Prime Minister Designate Zoran Milanovic said on Wednesday the ruling coalition was in favour of holding a referendum on Croatia's European Union accession on January 22 to have more time for communication with citizens.
Answering a reporter's question, Milanovic said that under current parliament regulations, the referendum should be held on January 7, but the coalition was thinking about postponing it to additionally communicate with citizens.
He was speaking to the press at President Ivo Josipovic's Christmas reception in Zagreb's Vatroslav Lisinski Concert Hall.
"We have been preparing for the EU for years. Croatia entered, of its own will or by force, into various arrangements and never in its history has it been at the doorstep of one organisation after such a long process. We are not drunken geese in the fog. Every new situation is uncertain and represents a sort of fog. We are more like an Airbus in the fog because we see this fog well."
Milanovic said the coalition was for holding the accession referendum on January 22.
"The European Union is a dynamic process. What is current today will change in one year's time and the key question in the referendum, which is simple yet difficult, is not whether citizens are satisfied with a negotiation chapter but if after ten years they are in favour of Croatia becoming a member of the EU as it is today or not."
Asked if the new government would meet the expectations on the economic front, of which President Josipovic spoke at the reception, Milanovic said those were the wishes of the president and of all those who voted for the coalition as well as of those who did not, adding that they should all be united on this.
"I have no illusions. Politics is a challenging and conflicting job. The opposition's task is to criticise, but we believe in at least some consensus and common sense to pull out of the crisis."
Asked if the transfer of the physical planning department from the environmental protection to the construction ministry was a concession to the Croatian People's Party (HNS), Milanovic said those were ministries of the Croatian government and not private ones.
"The government is a collective body. It decides by a majority vote which we will push towards consensus and not outvoting, so it doesn't matter what is in whose ministry.
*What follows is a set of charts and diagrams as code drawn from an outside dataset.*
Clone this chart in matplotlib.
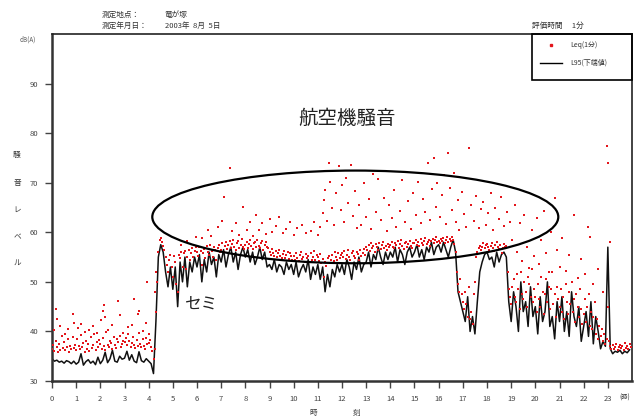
import numpy as np
import matplotlib
matplotlib.use("Agg")
import matplotlib.pyplot as plt
from matplotlib.patches import Ellipse, Rectangle
from matplotlib.lines import Line2D

plt.rcParams['font.family'] = ['Noto Sans CJK JP', 'DejaVu Sans']

# ---- data ----
# L95 at 0.1 h steps (hour 0 ... 23.9)
l95 = [
    34.5,34.0,34.2,33.8,34.0,33.6,34.1,33.9,33.5,34.0,
    33.4,33.8,35.5,33.2,33.9,34.3,33.6,34.0,33.3,34.8,
    33.5,34.2,35.8,33.7,34.5,36.2,34.0,33.8,35.0,34.4,
    34.6,36.0,34.2,35.3,34.0,33.7,35.9,34.1,33.8,34.5,
    34.0,33.5,31.5,42.0,55.0,57.5,56.0,52.0,49.0,53.0,
    48.5,53.0,45.0,54.0,50.0,55.0,49.0,54.0,52.0,55.0,
    53.0,55.5,50.0,54.5,52.0,56.0,53.5,55.0,51.0,55.5,
    54.0,56.5,53.0,55.5,57.0,54.0,56.0,52.5,55.5,57.0,
    55.0,56.5,54.0,56.0,53.5,55.0,57.0,54.5,56.0,53.0,
    53.5,52.5,54.5,52.0,53.5,53.0,51.5,54.0,52.5,53.5,
    51.5,54.0,51.0,52.5,53.5,52.0,54.5,50.5,53.0,51.5,
    53.5,50.5,53.0,48.0,51.5,49.0,52.5,51.0,53.5,52.0,
    53.5,51.5,54.5,53.0,50.5,54.0,52.5,55.0,52.0,53.5,
    54.0,56.0,53.0,55.5,54.5,57.0,55.0,53.5,56.0,54.5,
    56.0,55.0,57.0,54.0,56.5,55.5,53.5,56.0,57.0,55.0,
    56.0,57.5,55.0,56.5,54.5,57.0,56.0,58.0,55.5,57.0,
    57.5,56.0,58.0,56.5,55.0,57.0,58.5,56.0,48.0,46.0,
    44.0,42.0,47.0,40.0,43.0,39.5,46.0,52.0,54.0,55.5,
    56.0,54.5,55.0,53.0,56.0,54.0,55.5,56.0,55.0,46.0,
    42.0,48.0,45.0,40.0,50.0,44.0,46.0,41.0,49.0,43.0,
    45.0,39.5,47.0,42.0,44.0,50.0,41.0,43.0,38.5,46.0,
    42.0,47.0,40.0,44.0,39.0,48.0,43.0,41.0,45.0,38.0,
    41.0,44.0,39.0,46.0,37.5,43.0,40.0,36.5,38.0,37.0,
    57.0,36.5,35.5,36.0,35.8,36.2,35.5,36.0,35.7,36.3,
]

# Leq(1 min) base band at 0.05 h steps
leq = [
    36.5,37.2,36.0,38.1,36.8,35.9,37.5,36.3,39.0,36.7,37.8,36.2,36.9,38.4,35.8,37.1,36.4,38.8,36.6,37.3,
    36.2,38.5,37.0,36.4,39.2,36.8,37.6,35.9,38.0,36.5,37.4,36.1,38.9,36.7,37.2,39.5,36.3,37.8,36.9,38.2,
    37.5,36.4,38.6,37.0,36.2,39.8,37.3,36.8,38.1,37.6,36.5,38.9,37.2,36.6,38.4,37.8,39.1,36.9,37.4,38.0,
    37.9,38.6,37.2,39.4,38.1,36.8,37.7,38.9,37.3,36.6,38.2,37.0,39.6,37.5,36.9,38.4,37.1,36.5,38.7,37.4,
    37.6,38.3,36.9,36.0,34.5,36.5,44.0,50.0,56.0,58.5,58.8,58.0,57.2,56.5,55.0,53.5,52.0,54.5,55.5,53.0,
    51.0,55.2,54.0,49.5,48.0,55.5,54.8,56.0,53.0,55.8,56.2,52.5,55.0,56.5,54.5,55.8,56.8,55.0,56.3,57.0,
    56.0,55.2,57.0,56.3,53.5,55.8,56.6,54.8,57.2,56.0,55.5,57.4,56.2,55.0,57.0,56.5,54.5,56.8,57.5,56.0,
    56.5,57.8,56.0,57.2,58.0,56.6,57.5,58.3,56.9,57.6,58.5,57.0,56.4,57.9,58.2,56.8,57.4,58.6,57.1,56.7,
    57.5,58.0,56.9,57.6,58.4,57.2,56.6,57.8,58.1,57.0,58.5,57.3,56.8,57.9,58.2,56.5,57.4,58.0,57.1,56.9,
    56.0,55.4,56.6,55.8,55.2,56.3,55.0,55.9,56.5,55.3,54.8,55.7,56.2,54.9,55.5,56.0,54.6,55.8,55.2,54.5,
    55.2,54.4,55.8,54.9,54.2,55.5,56.0,54.6,55.1,54.0,55.7,54.8,55.3,54.1,55.9,54.5,55.0,56.2,54.4,55.4,
    55.0,54.3,55.6,53.8,54.7,51.0,54.0,53.2,54.8,55.3,53.9,54.5,55.5,54.2,56.0,55.1,54.4,55.8,54.9,55.4,
    55.8,55.1,56.2,54.6,55.5,56.5,55.0,54.4,55.9,56.3,55.2,54.8,56.0,55.6,54.5,56.4,55.3,55.9,56.6,55.4,
    57.0,56.5,57.5,56.2,57.8,56.8,57.3,56.0,57.6,57.1,56.4,57.9,56.7,57.4,58.0,56.9,57.2,56.5,57.7,57.0,
    57.4,58.0,57.1,56.8,57.9,57.5,58.2,56.9,57.6,58.4,57.3,56.7,57.8,58.1,57.0,57.6,58.3,57.2,56.9,57.8,
    57.8,58.4,57.5,58.1,57.2,58.6,57.9,57.4,58.3,58.8,57.6,58.0,58.5,57.3,58.2,58.7,57.8,58.4,59.0,58.1,
    58.3,57.9,58.7,58.2,58.9,57.8,58.5,59.1,58.0,58.6,58.2,59.0,58.4,57.7,56.0,52.0,49.5,48.0,50.5,47.5,
    46.0,44.5,48.0,45.5,43.0,49.0,42.5,44.0,41.5,47.5,50.0,55.0,56.0,56.8,57.2,56.5,57.0,57.8,56.9,57.5,
    57.6,57.0,56.4,57.3,57.9,56.8,56.2,57.5,58.0,57.1,56.6,57.4,55.8,56.9,57.6,57.0,57.3,52.0,48.5,47.0,
    45.5,49.0,50.5,47.0,46.0,51.5,48.5,44.5,52.0,47.5,46.5,50.0,48.0,45.0,51.0,49.5,47.0,52.5,46.0,48.5,
    47.0,44.0,49.5,46.5,45.0,51.0,48.0,43.5,47.5,50.5,46.0,49.0,44.5,48.5,52.0,45.5,47.5,43.0,49.0,46.5,
    45.0,48.5,44.0,47.0,42.5,49.5,46.0,43.5,48.0,45.5,50.0,44.0,46.5,42.0,47.5,45.0,43.0,48.5,44.5,41.5,
    43.5,46.5,42.0,45.0,47.5,41.0,44.0,40.5,43.0,46.0,39.5,42.5,38.5,41.0,39.0,40.5,38.0,39.5,37.5,38.5,
    45.0,38.0,37.0,36.5,37.2,36.4,36.8,37.5,36.2,36.9,37.3,36.6,37.0,36.3,37.6,36.7,37.1,36.5,37.4,36.9,
]

# scattered Leq outliers (hour, dB)
extra_hours = [
    0.10,0.17,0.22,0.35,0.55,0.68,0.85,0.92,1.08,1.22,1.35,1.52,1.70,1.85,2.03,2.10,2.15,2.20,2.32,2.48,
    2.74,2.80,2.95,3.15,3.30,3.38,3.55,3.62,3.78,3.88,3.92,4.02,4.28,4.32,
    5.35,5.60,5.95,6.20,6.45,6.60,6.85,7.05,7.12,7.35,7.45,7.60,7.75,7.90,8.05,8.20,8.30,8.45,8.55,8.70,
    8.85,9.00,9.10,9.25,9.40,9.55,9.70,9.85,10.00,10.15,10.35,10.50,10.70,10.85,11.00,11.10,11.20,11.25,
    11.30,11.38,11.45,11.52,11.60,11.68,11.75,11.87,11.95,12.02,12.10,12.18,12.25,12.36,12.45,12.55,12.62,
    12.72,12.80,12.90,13.00,13.10,13.20,13.30,13.42,13.50,13.62,13.75,13.85,13.95,14.05,14.15,14.25,14.40,
    14.50,14.62,14.75,14.85,14.95,15.05,15.15,15.25,15.35,15.45,15.55,15.65,15.72,15.80,15.88,15.95,16.05,
    16.12,16.22,16.30,16.40,16.48,16.55,16.62,16.70,16.78,16.85,16.95,17.05,17.15,17.26,17.35,17.45,17.55,
    17.65,17.75,17.85,17.95,18.05,18.15,18.25,18.35,18.48,18.58,18.70,18.82,18.95,19.05,19.15,19.25,19.35,
    19.45,19.55,19.65,19.75,19.85,19.95,20.05,20.15,20.25,20.35,20.45,20.55,20.65,20.80,20.90,21.00,21.10,
    21.25,21.40,21.60,21.75,21.90,22.05,22.20,22.25,22.40,22.60,22.80,22.95,23.00,23.10,
]
extra_db = [
    40.2,44.6,42.5,41.0,39.4,40.5,43.6,41.8,40.6,41.4,39.8,40.2,41.0,39.6,42.3,44.2,45.3,43.0,40.3,41.2,
    46.1,43.4,39.7,40.8,41.3,46.5,43.6,44.1,40.1,41.6,50.0,39.5,48.0,52.0,
    57.5,58.2,59.0,58.8,60.5,59.2,61.0,62.2,67.2,72.9,60.2,61.9,59.5,65.2,60.5,62.0,59.3,63.5,60.4,61.8,
    59.6,62.6,60.0,61.2,63.0,59.8,60.7,62.1,59.4,60.8,61.5,59.9,60.3,62.0,59.5,61.0,63.8,66.5,
    68.5,62.3,73.9,70.2,65.0,61.4,68.0,73.3,64.5,69.5,62.0,71.0,66.0,73.5,63.2,68.3,60.8,
    65.5,61.5,70.0,63.0,66.8,60.6,71.8,64.0,70.8,62.4,67.0,60.2,65.6,62.8,68.6,61.0,64.2,
    70.5,62.0,66.3,60.6,68.0,63.5,70.2,61.8,66.8,64.0,73.9,62.5,68.8,74.9,65.2,70.0,63.0,
    67.5,71.5,61.6,75.9,69.0,64.5,72.0,62.0,66.5,60.5,68.2,63.6,61.0,77.1,65.5,62.3,67.4,
    60.8,64.6,66.2,61.5,63.8,68.0,60.4,65.0,62.6,67.2,61.2,64.0,62.0,58.5,65.6,56.0,61.8,
    54.2,63.5,57.0,52.8,60.5,55.2,62.8,53.6,58.4,64.2,55.8,51.9,60.0,67.0,56.5,53.0,58.8,
    52.2,55.5,63.4,50.8,54.6,51.5,61.0,59.0,49.5,52.5,48.0,77.5,73.9,58.0,
]

yticks = [30, 40, 50, 60, 70, 80, 90]
xticks = list(range(24))

W, H = 638, 418

def fx(px):
    return px / W

def fy(py):
    return 1 - py / H

# ---- figure ----
fig = plt.figure(figsize=(6.38, 4.18), dpi=100)
ax = fig.add_axes([fx(52), fy(381), (632 - 52) / W, (381 - 34) / H])

t95 = np.arange(len(l95)) * 0.1
tleq = np.arange(len(leq)) * 0.05

red = '#e3151b'
ax.plot(t95, l95, color='#111111', lw=1.1, zorder=2)
ax.scatter(tleq, leq, s=3.5, color=red, marker='s', linewidths=0, zorder=3)
ax.scatter(extra_hours, extra_db, s=3.5, color=red, marker='s', linewidths=0, zorder=3)

ax.set_xlim(0, 24)
ax.set_ylim(30, 100)
ax.set_xticks(xticks)
ax.set_yticks(yticks)
ax.tick_params(direction='out', length=5, width=1, labelsize=5.5, labelcolor='#444444',
               color='#444444', pad=5)
for s in ['left', 'bottom']:
    ax.spines[s].set_linewidth(1.8)
    ax.spines[s].set_color('#333333')
for s in ['top', 'right']:
    ax.spines[s].set_linewidth(1.2)
    ax.spines[s].set_color('#222222')

# ellipse annotation
ell = Ellipse((12.55, 63.1), 16.8, 18.7, fill=False, edgecolor='black', lw=1.6, zorder=4)
ax.add_patch(ell)
ax.text(12.2, 82.9, '航空機騒音', fontsize=14, ha='center', va='center', color='#222222')
ax.text(6.2, 45.3, 'セミ', fontsize=12, ha='center', va='center', color='#222222')

# legend box (drawn by hand to match position)
tc = '#333333'
fig.patches.append(Rectangle((fx(532), fy(80)), (632 - 532) / W, (80 - 34) / H,
                             transform=fig.transFigure, fill=False, edgecolor='black', lw=1.2))
fig.lines.append(Line2D([fx(551)], [fy(45)], ls='none', marker='s', ms=1.8, color=red,
                        transform=fig.transFigure))
fig.lines.append(Line2D([fx(540), fx(562)], [fy(63), fy(63)], color='black', lw=1.0,
                        transform=fig.transFigure))
fig.text(fx(570), fy(45), 'Leq(1分)', fontsize=5, color=tc, va='center')
fig.text(fx(570), fy(63), 'L95(下端値)', fontsize=5, color=tc, va='center')

# header texts
fig.text(fx(102), fy(15), '測定地点：', fontsize=5.5, color=tc, va='center')
fig.text(fx(165), fy(15), '竜が塚', fontsize=5.5, color=tc, va='center')
fig.text(fx(102), fy(26), '測定年月日：', fontsize=5.5, color=tc, va='center')
fig.text(fx(165), fy(26), '2003年  8月  5日', fontsize=5.5, color=tc, va='center')
fig.text(fx(532), fy(26), '評価時間　 1分', fontsize=5.5, color=tc, va='center')
fig.text(fx(20), fy(40), 'dB(A)', fontsize=4.5, color='#555555', va='center')

for ch, y in zip('騒音レベル', [155, 183, 210, 237, 263]):
    fig.text(fx(17), fy(y), ch, fontsize=5.5, color=tc, ha='center', va='center')

fig.text(fx(313), fy(413), '時', fontsize=5.5, color=tc, ha='center', va='center')
fig.text(fx(357), fy(413), '刻', fontsize=5.5, color=tc, ha='center', va='center')
fig.text(fx(625), fy(398), '(時)', fontsize=4.5, color=tc, ha='center', va='center')

fig.savefig('out.png', dpi=100)
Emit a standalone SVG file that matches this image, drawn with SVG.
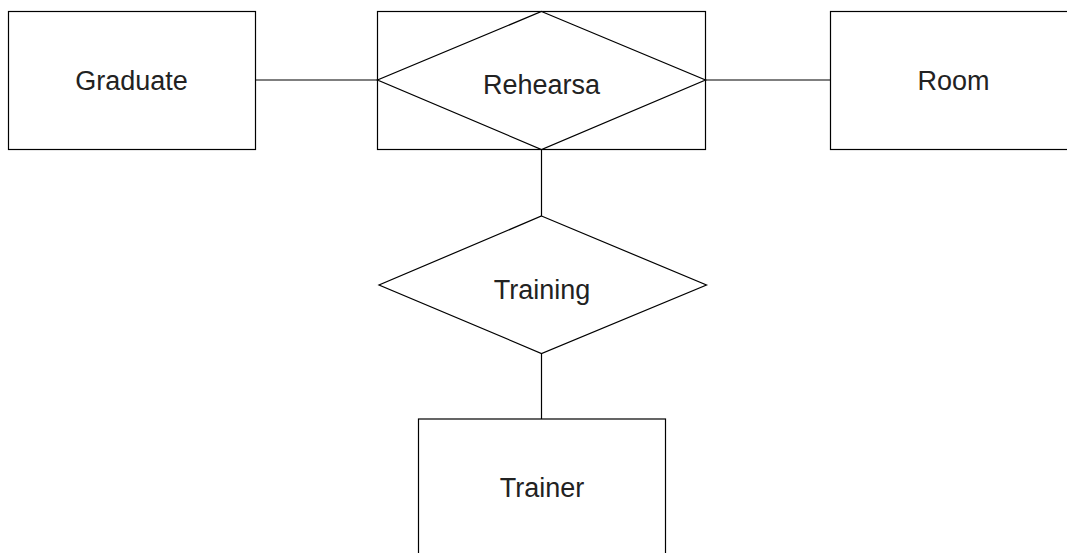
<svg xmlns="http://www.w3.org/2000/svg" width="1067" height="553" viewBox="0 0 1067 553">
<style>
.shape{fill:#fff;stroke:#000;stroke-width:1.2}
.conn{fill:none;stroke:#000;stroke-width:1.2}
.lbl{font-family:"Liberation Sans",Arial,sans-serif;font-size:27px;fill:#222;text-anchor:middle}
</style>
<rect width="1067" height="553" fill="#fff"/>
<g id="connectors">
<line class="conn" x1="255.5" y1="80" x2="378" y2="80"/>
<line class="conn" x1="705.5" y1="80" x2="830" y2="80"/>
<line class="conn" x1="541.5" y1="149" x2="541.5" y2="216"/>
<line class="conn" x1="541.5" y1="353.5" x2="541.5" y2="419"/>
</g>
<g id="graduate">
<rect class="shape" x="8.5" y="11.5" width="247" height="138"/>
<text class="lbl" x="131.5" y="90">Graduate</text>
</g>
<g id="rehearsa">
<rect class="shape" x="377.5" y="11.5" width="328" height="138"/>
<polygon class="shape" points="541.5,11.5 705.5,80 541.5,149.5 377.5,80"/>
<text class="lbl" x="541.5" y="94">Rehearsa</text>
</g>
<g id="room">
<rect class="shape" x="830.5" y="11.5" width="247" height="138"/>
<text class="lbl" x="953.5" y="89.5">Room</text>
</g>
<g id="training">
<polygon class="shape" points="541.5,216 706.5,285 541.5,353.5 379,285"/>
<text class="lbl" x="542" y="298.5">Training</text>
</g>
<g id="trainer">
<rect class="shape" x="418.5" y="419" width="247" height="138"/>
<text class="lbl" x="542" y="497">Trainer</text>
</g>
</svg>
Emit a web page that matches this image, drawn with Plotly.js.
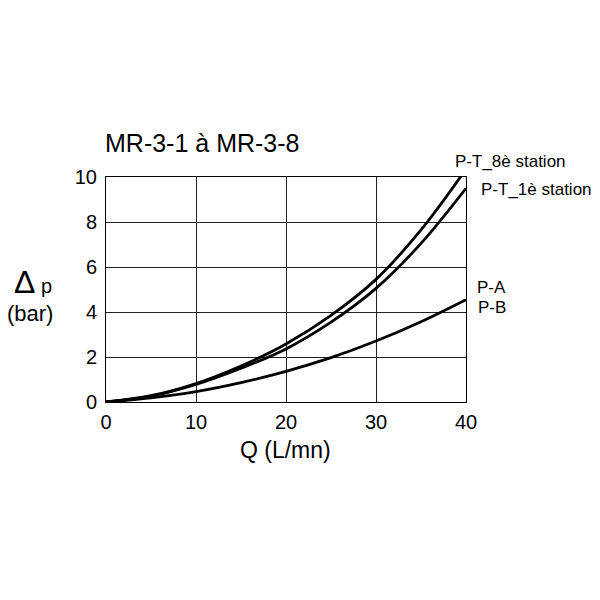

There's no story here, there are arguments for both. We decided that it should be in the construction ministry."
Asked to comment on outgoing PM Jadranka Kosor's failure to attend the reception, Milanovic said he did not know why she had not come and that she probably had her reasons. He refuted media reports that the coalition was against Kosor becoming a deputy parliament speaker.
The press asked outgoing Speaker Luka Bebic as well to comment on Kosor's nonattendance and the fact that she had convened a meeting of the HDZ party presidency for the same time. He said he did not know and that he had not been invited to the presidency meeting, but that if he had to choose between the meeting and the reception, he would have opted for the president's traditional reception, saying this was his political and civic duty.
The Archbishop of Zagreb, Cardinal Josip Bozanic, wished the new government to work well and said that everyone who could should help it. Asked if his cooperation with it would be better or worse than with the outgoing government, he said "the Church is always open to cooperation with everyone who works with people."